=== Listed records ===

.....

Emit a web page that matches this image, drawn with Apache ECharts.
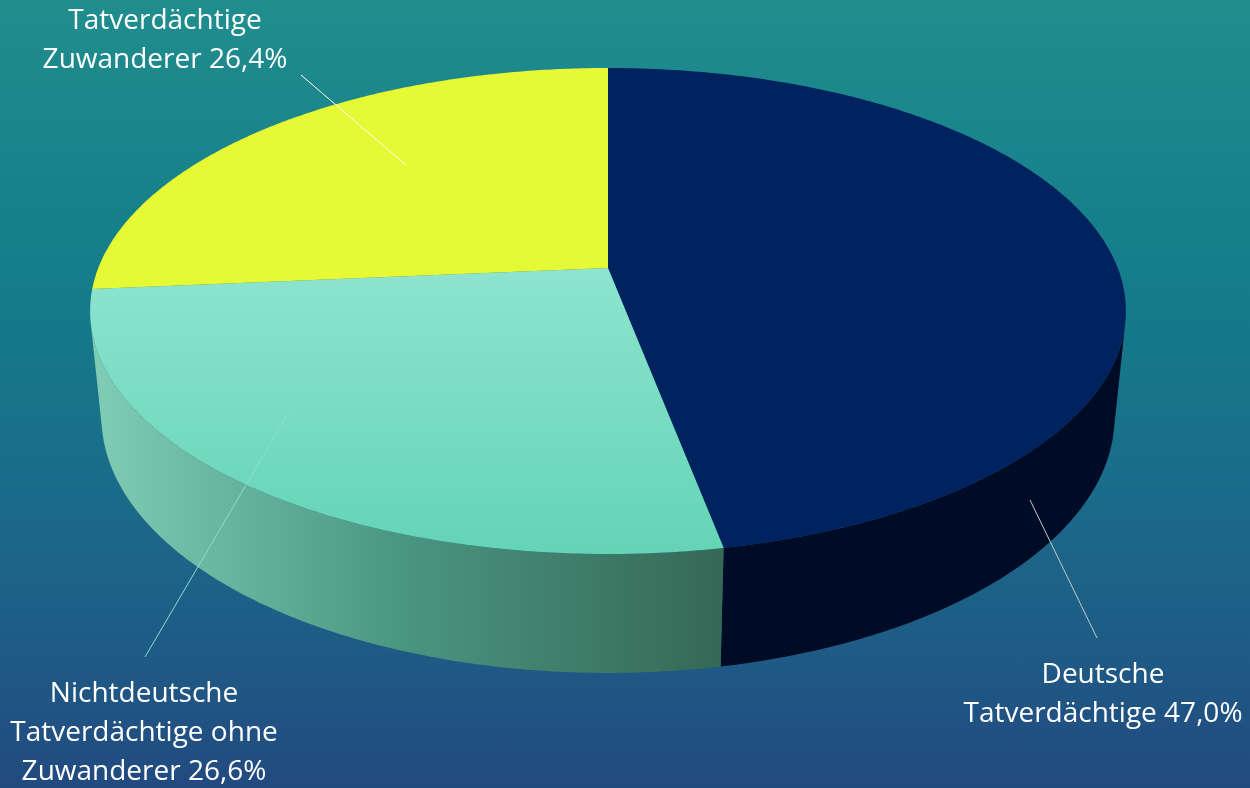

.....

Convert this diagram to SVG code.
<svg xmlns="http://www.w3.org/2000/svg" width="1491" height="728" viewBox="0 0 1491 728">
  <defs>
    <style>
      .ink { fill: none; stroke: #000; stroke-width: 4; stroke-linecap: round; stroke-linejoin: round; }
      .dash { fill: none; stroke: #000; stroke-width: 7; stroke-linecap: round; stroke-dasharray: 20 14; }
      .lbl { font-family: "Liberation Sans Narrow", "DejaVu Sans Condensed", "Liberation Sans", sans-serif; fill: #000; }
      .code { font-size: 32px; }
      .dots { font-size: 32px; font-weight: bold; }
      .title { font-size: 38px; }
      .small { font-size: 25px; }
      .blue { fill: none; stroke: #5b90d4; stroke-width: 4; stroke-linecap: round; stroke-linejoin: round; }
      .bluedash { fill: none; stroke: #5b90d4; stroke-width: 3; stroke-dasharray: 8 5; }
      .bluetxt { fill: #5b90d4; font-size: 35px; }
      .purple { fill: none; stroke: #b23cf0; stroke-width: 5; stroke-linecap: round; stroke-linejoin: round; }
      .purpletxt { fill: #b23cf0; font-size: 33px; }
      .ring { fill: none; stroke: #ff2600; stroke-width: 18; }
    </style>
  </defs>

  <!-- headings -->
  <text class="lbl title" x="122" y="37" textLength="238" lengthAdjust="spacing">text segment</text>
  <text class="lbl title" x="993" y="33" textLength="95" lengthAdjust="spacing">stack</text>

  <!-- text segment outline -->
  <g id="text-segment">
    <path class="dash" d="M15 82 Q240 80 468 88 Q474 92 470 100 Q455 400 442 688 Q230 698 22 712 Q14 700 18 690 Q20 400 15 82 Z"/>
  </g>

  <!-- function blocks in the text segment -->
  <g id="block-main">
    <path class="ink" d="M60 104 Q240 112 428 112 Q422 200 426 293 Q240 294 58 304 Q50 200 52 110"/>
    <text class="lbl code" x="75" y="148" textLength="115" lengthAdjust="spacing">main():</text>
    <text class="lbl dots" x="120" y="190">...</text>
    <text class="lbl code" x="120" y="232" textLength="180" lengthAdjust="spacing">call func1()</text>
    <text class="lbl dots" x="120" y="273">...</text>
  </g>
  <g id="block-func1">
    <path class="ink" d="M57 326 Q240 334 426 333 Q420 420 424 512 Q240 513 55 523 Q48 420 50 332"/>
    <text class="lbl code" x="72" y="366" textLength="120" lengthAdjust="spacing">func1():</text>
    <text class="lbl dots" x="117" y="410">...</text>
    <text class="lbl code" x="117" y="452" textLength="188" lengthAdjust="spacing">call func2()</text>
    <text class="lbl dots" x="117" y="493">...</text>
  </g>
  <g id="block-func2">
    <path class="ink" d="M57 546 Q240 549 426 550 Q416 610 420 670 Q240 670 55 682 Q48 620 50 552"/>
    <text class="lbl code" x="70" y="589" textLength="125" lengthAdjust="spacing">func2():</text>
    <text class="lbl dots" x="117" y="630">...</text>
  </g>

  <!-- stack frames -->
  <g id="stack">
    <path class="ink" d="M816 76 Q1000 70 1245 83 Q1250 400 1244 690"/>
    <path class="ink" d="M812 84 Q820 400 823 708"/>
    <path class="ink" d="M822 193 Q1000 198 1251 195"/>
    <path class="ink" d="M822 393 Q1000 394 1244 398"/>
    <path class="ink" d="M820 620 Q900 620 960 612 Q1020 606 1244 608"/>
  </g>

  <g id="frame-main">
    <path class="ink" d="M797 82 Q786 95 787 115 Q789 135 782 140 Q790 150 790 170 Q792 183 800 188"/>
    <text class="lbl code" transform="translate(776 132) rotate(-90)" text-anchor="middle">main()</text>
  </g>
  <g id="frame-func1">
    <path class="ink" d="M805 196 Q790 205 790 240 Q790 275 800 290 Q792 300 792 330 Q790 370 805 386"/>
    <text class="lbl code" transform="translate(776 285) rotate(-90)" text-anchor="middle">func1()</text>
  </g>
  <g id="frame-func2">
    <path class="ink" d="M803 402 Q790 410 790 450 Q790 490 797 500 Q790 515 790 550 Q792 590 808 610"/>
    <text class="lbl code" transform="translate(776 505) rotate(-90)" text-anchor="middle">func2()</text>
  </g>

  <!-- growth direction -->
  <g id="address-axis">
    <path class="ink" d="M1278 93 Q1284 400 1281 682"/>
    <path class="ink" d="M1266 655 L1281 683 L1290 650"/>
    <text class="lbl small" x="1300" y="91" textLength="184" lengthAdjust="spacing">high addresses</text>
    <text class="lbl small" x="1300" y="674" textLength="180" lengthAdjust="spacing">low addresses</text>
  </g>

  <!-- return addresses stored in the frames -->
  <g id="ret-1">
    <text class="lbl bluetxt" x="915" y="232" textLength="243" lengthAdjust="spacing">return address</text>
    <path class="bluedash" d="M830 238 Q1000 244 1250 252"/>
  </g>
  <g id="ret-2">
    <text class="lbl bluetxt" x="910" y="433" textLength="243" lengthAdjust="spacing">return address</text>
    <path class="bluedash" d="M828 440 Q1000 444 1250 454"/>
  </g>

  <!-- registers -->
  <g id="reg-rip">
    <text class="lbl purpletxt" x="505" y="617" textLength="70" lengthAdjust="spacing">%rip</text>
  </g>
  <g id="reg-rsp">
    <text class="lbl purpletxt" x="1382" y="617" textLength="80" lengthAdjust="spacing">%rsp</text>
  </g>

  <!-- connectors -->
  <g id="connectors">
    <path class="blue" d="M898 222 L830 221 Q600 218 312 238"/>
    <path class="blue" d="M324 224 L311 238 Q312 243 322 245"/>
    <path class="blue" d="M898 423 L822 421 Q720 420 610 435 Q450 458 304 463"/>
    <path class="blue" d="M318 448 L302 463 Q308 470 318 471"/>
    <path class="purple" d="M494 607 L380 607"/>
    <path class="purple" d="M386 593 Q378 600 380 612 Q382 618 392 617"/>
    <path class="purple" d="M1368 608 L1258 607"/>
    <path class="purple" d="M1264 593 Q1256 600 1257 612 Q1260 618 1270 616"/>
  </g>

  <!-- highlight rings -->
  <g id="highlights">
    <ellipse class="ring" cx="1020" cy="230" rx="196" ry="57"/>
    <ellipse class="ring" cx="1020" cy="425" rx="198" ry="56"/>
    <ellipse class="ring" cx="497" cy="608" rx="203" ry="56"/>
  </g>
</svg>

.....

=== What you need to do ===
From the data, list each line in which the string "this" appears.

=== Result ===
Emit a web page that matches this image, drawn with Apache ECharts.
Convert this diagram to SVG code.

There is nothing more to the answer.